"We are looking toward 2013 as being a record sales year for our hybrid vehicles," stated Erich Merkle, Ford's sales analyst, who noted that sales of Ford Motor Co.’s five new electric-powered models “ surged by fivefold in the first four weeks of the new year, led by the Fusion and C-Max models this month, (for a total of 6,000 cars as opposed to 1,209 during the same period in 2012. Both vehicles have been rated at 47 miles per gallon in highway driving.
Ford's previous record for hybrid sales in the month of January was 1,847 vehicles in 2010, when Ford also set its annual record of 35,496.
"We're bringing new hybrid buyers into the market, many of whom wouldn't be considered traditional hybrid buyers," commented Amy Marentic, marketing manager, Global Small and Medium Cars. "There's a sense hybrid buyers represent a pragmatic or green ethic. Fusion Hybrid is scoring with these audiences, but the car also puts some excitement into the segment through design; it shows hybrids can have beautiful and sophisticated styling. This, in turn, means different buyers."

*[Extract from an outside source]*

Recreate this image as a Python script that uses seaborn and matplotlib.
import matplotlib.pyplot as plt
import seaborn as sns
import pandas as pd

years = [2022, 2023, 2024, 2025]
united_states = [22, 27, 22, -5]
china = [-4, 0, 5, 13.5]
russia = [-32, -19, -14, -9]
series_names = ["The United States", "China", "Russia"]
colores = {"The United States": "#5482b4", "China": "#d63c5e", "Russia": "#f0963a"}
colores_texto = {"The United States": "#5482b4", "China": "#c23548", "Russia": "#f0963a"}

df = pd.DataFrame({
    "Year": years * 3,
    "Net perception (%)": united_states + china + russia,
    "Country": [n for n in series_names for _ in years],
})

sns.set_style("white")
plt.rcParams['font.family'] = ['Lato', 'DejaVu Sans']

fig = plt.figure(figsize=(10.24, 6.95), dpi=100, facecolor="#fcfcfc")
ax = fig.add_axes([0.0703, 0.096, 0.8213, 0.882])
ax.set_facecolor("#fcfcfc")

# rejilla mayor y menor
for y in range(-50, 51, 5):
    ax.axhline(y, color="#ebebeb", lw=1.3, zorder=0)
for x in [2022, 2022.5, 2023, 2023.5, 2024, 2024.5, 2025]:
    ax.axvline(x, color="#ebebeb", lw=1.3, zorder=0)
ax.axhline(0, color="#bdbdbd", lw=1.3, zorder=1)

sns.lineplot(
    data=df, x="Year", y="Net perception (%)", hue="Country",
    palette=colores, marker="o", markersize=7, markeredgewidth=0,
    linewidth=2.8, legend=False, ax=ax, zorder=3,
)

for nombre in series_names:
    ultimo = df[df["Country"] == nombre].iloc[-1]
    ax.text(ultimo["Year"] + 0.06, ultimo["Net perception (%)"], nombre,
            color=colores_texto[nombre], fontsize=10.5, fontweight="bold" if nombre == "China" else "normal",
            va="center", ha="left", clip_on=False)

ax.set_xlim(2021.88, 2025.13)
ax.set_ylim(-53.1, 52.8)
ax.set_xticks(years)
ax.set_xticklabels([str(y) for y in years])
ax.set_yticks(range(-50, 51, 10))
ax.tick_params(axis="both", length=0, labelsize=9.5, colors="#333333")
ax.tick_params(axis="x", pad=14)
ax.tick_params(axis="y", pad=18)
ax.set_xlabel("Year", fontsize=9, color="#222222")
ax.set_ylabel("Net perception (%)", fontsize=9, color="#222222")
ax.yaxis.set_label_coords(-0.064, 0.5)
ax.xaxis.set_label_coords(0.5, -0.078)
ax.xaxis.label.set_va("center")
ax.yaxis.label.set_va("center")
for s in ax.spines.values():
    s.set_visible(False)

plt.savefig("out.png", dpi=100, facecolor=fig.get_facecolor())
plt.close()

Not only are most buyers new to the Ford brand, early data suggest Fusion Hybrid is appealing to younger buyers outside the traditional hybrid vehicle demographic.
In addition, Ford reports that first time Fusion Hybrid buyers appear to be about five years younger than buyers of previous Fusions (dropping to 48 years old from an average of 53 years old), although 22% are now said to be under 35, as compared to consumers who bought the 2012 Toyota Camry Hybrid who were slightly older (54-years old or so), according to J.D. Power and Associates PIN data.
In the meantime, Toyota Motor Corp. remains the leader in the U.S. hybrid market, with its Prius line, which sold more than 236,659 cars last year after the company raised deliveries of its premiere hybrid by a whopping 73% as it added v wagon, c subcompact and plug-in iterations of the hybrid, which it began selling in the United States in 2000. However, with Ford breathing down their necks, that title may soon fall to the wayside.